Systems Performance 2nd Ed.

BPF Performance Tools book

Recent posts:
Blog index

USENIX LISA 2012: Performance Analysis Methodology

13 Dec 2012

I originally posted this at

At USENIX LISA 2012, I gave a talk titled Performance Analysis Methodology. This covered ten performance analysis anti-methodologies and methodologies, including the USE Method. I wrote about these in the ACMQ article Thinking Methodically about Performance, which is worth reading for more detail. I've also posted USE Method-derived checklists for Solaris- and Linux-based systems.

The video of the talk is on the LISA site, and the slides are below, also available as a PDF.
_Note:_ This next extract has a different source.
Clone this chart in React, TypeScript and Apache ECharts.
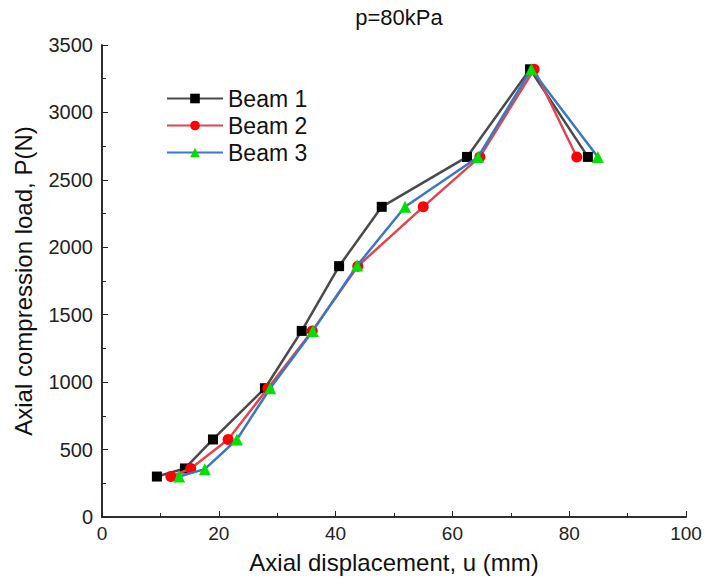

I've summarized the methodologies in the talk below.

Methodology Summaries

Blame-Someone-Else Anti-Method:

  1. Find a system or environment component you are not responsible for
  2. Hypothesize that the issue is with that component
  3. Redirect the issue to the responsible team
  4. When proven wrong, go to 1

Streetlight Anti-Method:

  1. Pick observability tools that are
    • familiar found on the Internet found at random
  2. Run tools
  3. Look for obvious issues

Ad Hoc Checklist Method:

  1. ..N. Run A, if B, do C

Problem Statement Method:

  1. What makes you think there is a performance problem?
  2. Has this system ever performed well?
  3. What has changed recently? (Software? Hardware? Load?)
  4. Can the performance degradation be expressed in terms of latency or run time?
  5. Does the problem affect other people or applications
(or is it just you)?
  6. What is the environment? What software and hardware is used? Versions? Configuration?

Scientific Method:

  1. Question
  2. Hypothesis
  3. Prediction
  4. Test
  5. Analysis

Workload Characterization Method:

  1. Who is causing the load? PID, UID, IP addr, ...
  2. Why is the load called? code path
  3. What is the load? IOPS, tput, type
  4. How is the load changing over time?

Drill-Down Analysis Method:

  1. Start at highest level
  2. Examine next-level details
  3. Pick most interesting breakdown
  4. If problem unsolved, go to 2

Latency Analysis Method:

  1. Measure operation time (latency)
  2. Divide into logical synchronous components
  3. Continue division until latency origin is identified
  4. Quantify: estimate speedup if problem fixed

USE Method:

For every resource, check:

  1. Utilization
  2. Saturation
  3. Errors

Stack Profile Method:

  1. Profile thread stack traces (on- and off-CPU)
  2. Coalesce
  3. Study stacks bottom-up